» Objective:
The listing below begins with the first line you should copy; stop after the line containing "plt.rcParams['font.family'] = ['Liberation", and drop every picture.

[START OF Supplied material]

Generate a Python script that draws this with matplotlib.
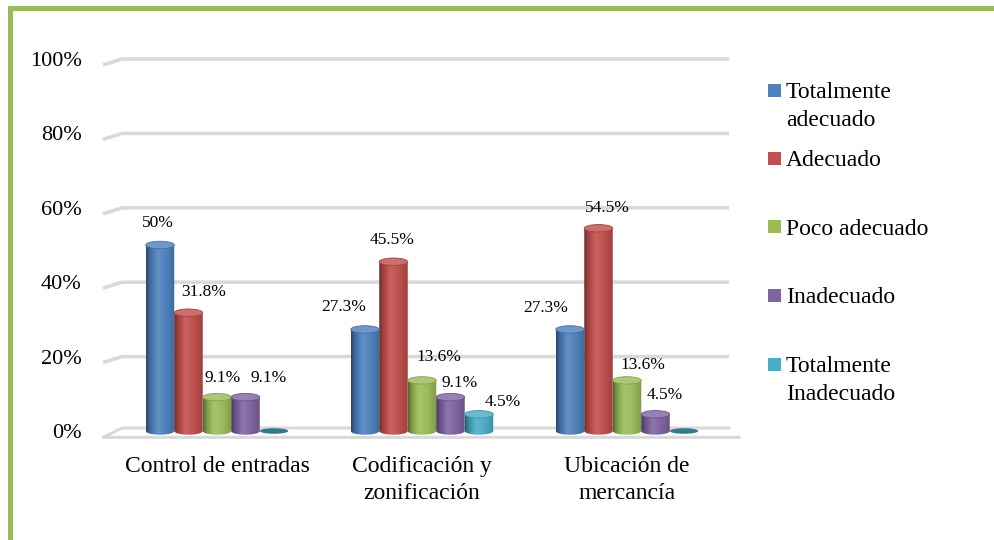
import numpy as np
import matplotlib
matplotlib.use('Agg')
import matplotlib.pyplot as plt
import matplotlib.colors as mcolors
from matplotlib.patches import Ellipse, PathPatch, Rectangle
from matplotlib.path import Path
from matplotlib.lines import Line2D

plt.rcParams['font.family'] = ['Liberation Serif', 'DejaVu Serif']

# datos
categories = ['Control de entradas', 'Codificación y\nzonificación', 'Ubicación de\nmercancía']
series_names = ['Totalmente\nadecuado', 'Adecuado', 'Poco adecuado', 'Inadecuado', 'Totalmente\nInadecuado']
totalmente_adecuado = [50.0, 27.3, 27.3]
adecuado = [31.8, 45.5, 54.5]
poco_adecuado = [9.1, 13.6, 13.6]
inadecuado = [9.1, 9.1, 4.5]
totalmente_inadecuado = [0.0, 4.5, 0.0]
y_ticks = [0, 20, 40, 60, 80, 100]

series_values = [totalmente_adecuado, adecuado, poco_adecuado, inadecuado, totalmente_inadecuado]
colors = ['#4F81BD', '#C0504D', '#9BBB59', '#8064A2', '#4BACC6']

# desplazamiento de las etiquetas (px): horizontal y altura sobre la barra
label_dx = [[-2, -21, -24], [15, -1, 9], [6, 17, 16], [23, 9, 9], [0, 24, 0]]
label_dy = [[22, 22, 21], [21, 22, 20], [19, 23, 15], [19, 14, 19], [0, 12, 0]]

W, H, DPI = 994, 540, 100
fig = plt.figure(figsize=(W / DPI, H / DPI), dpi=DPI)

# geometria del area de graficos (px)
x_left, x_right = 122, 729
y_zero, px_per_pct = 431, 3.72
group_px, group0_px = 205, 217
y_lo, y_hi = -4, 101

ax = fig.add_axes([x_left / W,
                   (H - (y_zero - y_lo * px_per_pct)) / H,
                   (x_right - x_left) / W,
                   (y_hi - y_lo) * px_per_pct / H])
xmin = (x_left - group0_px) / group_px
xmax = (x_right - group0_px) / group_px
ax.set_xlim(xmin, xmax)
ax.set_ylim(y_lo, y_hi)
for s in ax.spines.values():
    s.set_visible(False)

# lineas de division con el pequeño quiebre en perspectiva
grid_c = '#D9D9D9'
slant_x = (103 - group0_px) / group_px
for yv in y_ticks[1:]:
    ax.plot([slant_x, xmin, xmax], [yv - 1.6, yv, yv], color=grid_c, lw=2.6,
            solid_capstyle='butt', solid_joinstyle='miter', zorder=1, clip_on=False)
# piso
ax.plot([xmax, xmin, slant_x, (739 - group0_px) / group_px], [0.8, 0.8, -1.7, -1.7],
        color=grid_c, lw=2.2, zorder=1, clip_on=False)

bar_w = 28.5 / group_px
ell_h = 2.0
t = np.linspace(np.pi, 2 * np.pi, 40)
shade_pos = [0.0, 0.12, 0.4, 0.7, 1.0]
shade_val = [0.55, 0.8, 1.12, 1.0, 0.82]


def shaded(rgb, k):
    if k <= 1:
        return rgb * k
    return rgb + (1 - rgb) * (k - 1)


def cylinder(xc, h, color):
    rgb = np.array(mcolors.to_rgb(color))
    x0, x1 = xc - bar_w / 2, xc + bar_w / 2
    if h <= 0:
        ax.add_patch(Ellipse((xc, 0), bar_w, ell_h * 0.75, facecolor=shaded(rgb, 0.7),
                             edgecolor='none', zorder=3))
        return
    bottom = np.column_stack([xc + bar_w / 2 * np.cos(t), ell_h / 2 * np.sin(t)])
    verts = np.vstack([[x0, h], bottom, [x1, h], [x0, h]])
    codes = [Path.MOVETO] + [Path.LINETO] * (len(verts) - 2) + [Path.CLOSEPOLY]
    clip = PathPatch(Path(verts, codes), facecolor='none', edgecolor='none',
                     transform=ax.transData)
    ax.add_patch(clip)
    s = np.linspace(0, 1, 64)
    k = np.interp(s, shade_pos, shade_val)
    img = np.array([shaded(rgb, kk) for kk in k])[None, :, :]
    im = ax.imshow(img, extent=[x0, x1, -ell_h / 2, h], aspect='auto',
                   interpolation='bilinear', zorder=3)
    im.set_clip_path(clip)
    ax.add_patch(Ellipse((xc, h), bar_w, ell_h, facecolor=shaded(rgb, 1.18),
                         edgecolor=shaded(rgb, 0.85), lw=0.6, zorder=4))


n_series = len(series_values)
for si, vals in enumerate(series_values):
    for gi, v in enumerate(vals):
        xc = gi + (si - (n_series - 1) / 2) * bar_w
        cylinder(xc, v, colors[si])
        if v > 0:
            txt = f'{v:.0f}%' if float(v).is_integer() else f'{v:.1f}%'
            ax.annotate(txt, (xc, v), xytext=(label_dx[si][gi] * 0.72, label_dy[si][gi] * 0.72),
                        textcoords='offset points', ha='center', va='center',
                        fontsize=12.5, color='#000000', zorder=6)

ax.set_xlim(xmin, xmax)
ax.set_ylim(y_lo, y_hi)
ax.set_yticks(y_ticks)
ax.set_yticklabels([f'{v}%' for v in y_ticks])
ax.set_xticks(range(len(categories)))
ax.set_xticklabels(categories, linespacing=1.42)
ax.tick_params(axis='y', length=0, pad=29, labelsize=16)
ax.tick_params(axis='x', length=0, pad=7, labelsize=17)

# leyenda
leg_y = [90, 158, 227, 295, 364]
for name, c, yc in zip(series_names, colors, leg_y):
    fig.add_artist(Rectangle((768 / W, 1 - (yc + 6.5) / H), 13 / W, 13 / H,
                             facecolor=c, edgecolor='none', transform=fig.transFigure))
    for li, line in enumerate(name.split('\n')):
        fig.text(786 / W, 1 - (yc + 8 + 28 * li) / H, line, fontsize=17,
                 ha='left', va='baseline')

# borde verde
border = '#9BBB59'
fig.add_artist(Line2D([9.5 / W, 9.5 / W], [0, 1 - 6 / H], color=border, lw=3.6,
                      transform=fig.transFigure, solid_capstyle='butt'))
fig.add_artist(Line2D([7.5 / W, 1], [1 - 8 / H, 1 - 8 / H], color=border, lw=3.6,
                      transform=fig.transFigure, solid_capstyle='butt'))

fig.savefig('out.png', dpi=DPI)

[END OF Supplied material]

» Correct result:
Generate a Python script that draws this with matplotlib.
import numpy as np
import matplotlib
matplotlib.use('Agg')
import matplotlib.pyplot as plt
import matplotlib.colors as mcolors
from matplotlib.patches import Ellipse, PathPatch, Rectangle
from matplotlib.path import Path
from matplotlib.lines import Line2D

plt.rcParams['font.family'] = ['Liberation Serif', 'DejaVu Serif']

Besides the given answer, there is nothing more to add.